Quantification (ML training)
Create quantification models using regression algorithms.
R-squared (R2), or Coefficient of determination represents the predictive power of the model as a value between -inf and 1.00. 1.00 means there is a perfect fit, and the fit can be arbitrarily poor so the scores can be negative. A score of 0.00 means the model is guessing the expected value for the label. A negative R2 value indicates the fit does not follow the trend of the data and the model performs worse than random guessing. This is only possible with non-linear regression models or constrained linear regression. R2 measures how close the actual test data values are to the predicted values.

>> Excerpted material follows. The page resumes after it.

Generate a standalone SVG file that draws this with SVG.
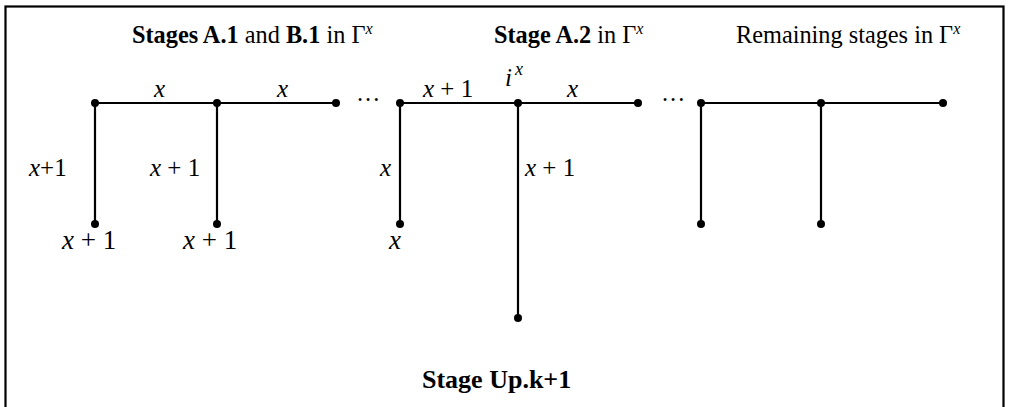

The closer to 1.00, the better quality. However, sometimes low R-squared values (such as 0.50) can be entirely normal or good enough for your scenario and high R-squared values are not always good and be suspicious.
Absolute-loss or Mean absolute error (MAE) measures how close the predictions are to the actual outcomes. It is the average of all the model errors, where model error is the absolute distance between the predicted label value and the correct label value. This prediction error is calculated for each record of the test data set. Finally, the mean value is calculated for all recorded absolute errors.
The closer to 0.00, the better quality. The mean absolute error uses the same scale as the data being measured (is not normalized to specific range). Absolute-loss, Squared-loss, and RMS-loss can only be used to make comparisons between models for the same dataset or dataset with a similar label value distribution.
Squared-loss or Mean Squared Error (MSE), also called Mean Squared Deviation (MSD), tells you how close a regression line is to a set of test data values by taking the distances from the points to the regression line (these distances are the errors E) and squaring them. The squaring gives more weight to larger differences.
It is always non-negative, and values closer to 0.00 are better. Depending on your data, it may be impossible to get a very small value for the mean squared error.
RMS-loss or Root Mean Squared Error (RMSE) (also called Root Mean Square Deviation, RMSD), measures the difference between values predicted by a model and the values observed from the environment that is being modeled. RMS-loss is the square root of Squared-loss and has the same units as the label, similar to the absolute-loss though giving more weight to larger differences. Root mean square error is commonly used in climatology, forecasting, and regression analysis to verify experimental results.
It is always non-negative, and values closer to 0.00 are better. RMSD is a measure of accuracy, to compare forecasting errors of different models for a particular dataset and not between datasets, as it is scale-dependent.